Об автоматическом зачислении на 1-й курс речь даже не шла… Я прекрасно понимал, что за годы войны забыл многое из школьной программы и после всех контузий и ранений быстро подготовиться к вступительным экзаменам я просто физически сейчас не смогу. Развернулся и поехал обратно в часть. Последние месяцы перед демобилизацией я служил в отдельной роте при Киевском училище самоходной артиллерии.
— «Дежурный вопрос» к вам, как к представителю национального меньшинства. Какими были межнациональные отношения в вашей части?
— Я в свой адрес никаких оскорблений по поводу моей национальности на войне не слышал. Если бы мне кто-то сказал слово «жид», убил бы сразу, на месте. Нервы ни к черту были. Уже после войны, дослуживая в Киеве последние армейские дни, произошел со мной один эпизод. Идет солдат мимо меня, несет доску на плече и приговаривает: «Айн, цвай, драй!» И мне показалось, что это он меня дразнит, как еврея. И я жестоко избил его. Прибежал ротный: «В чем дело? За что ты его?» Отвечаю: «Он знает». А солдат-то, оказывается, и не думал меня оскорбить, просто «маршировал» под этот «айн, цвай»… Я на войне, если говорить честно, вообще людей на нации не делил. Приходит в соседний взвод еврей, но «косит в документах под русского», но у меня не было желания подойти к нему и начать выяснять «особенности» его происхождения или причины и нюансы его «мимикрии». В роте в основном служили русские ребята, но, например, был казах Карагулов, которого мы звали Сашей, был парень с Кавказа, разведчик Шура Азаров (Ашуров), и дальше дружеских безобидных подтруниваний разговор об их национальности не заходил. Карагулов все равно сразу «вскипал»: «Вы почему разжигаете рознь между народами?!» Сашку ранило, его отправили в госпиталь, а Шура погиб. Осколок попал ему прямо в шею.
Единственное, в чем я чувствовал всю войну «двойной стандарт» в этом «нац. вопросе», — это когда дело доходило до наград. Перед каждым поиском нам обещали ордена за взятого «языка». Иногда эти обещания претворялись в жизнь. И когда разведчикам вручали награды, несколько раз меня «забывали отметить». Вся группа получает ордена, а мне — ничего.
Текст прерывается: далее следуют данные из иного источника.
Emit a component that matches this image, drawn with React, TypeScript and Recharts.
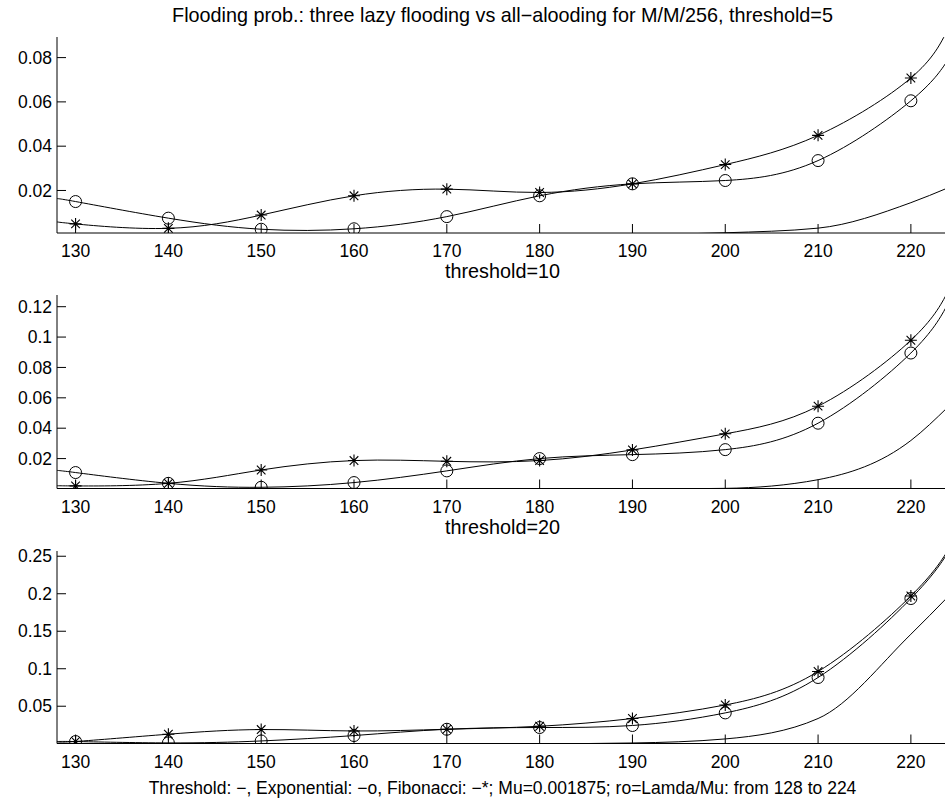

Ребята смущаются, им неудобно, а я хожу, улыбаюсь… Хотя я был старшим группы в этом поиске и лично брал «языка», но мне — ничего… После очередного такого «момента» я понял, что «ордена не для евреев», кто-то из тех, что наверху, в штабных канцеляриях, решает вопрос о награждениях и утверждает списки, такую фамилию, как Байтман, не в силах вынести своей «штабной душонкой».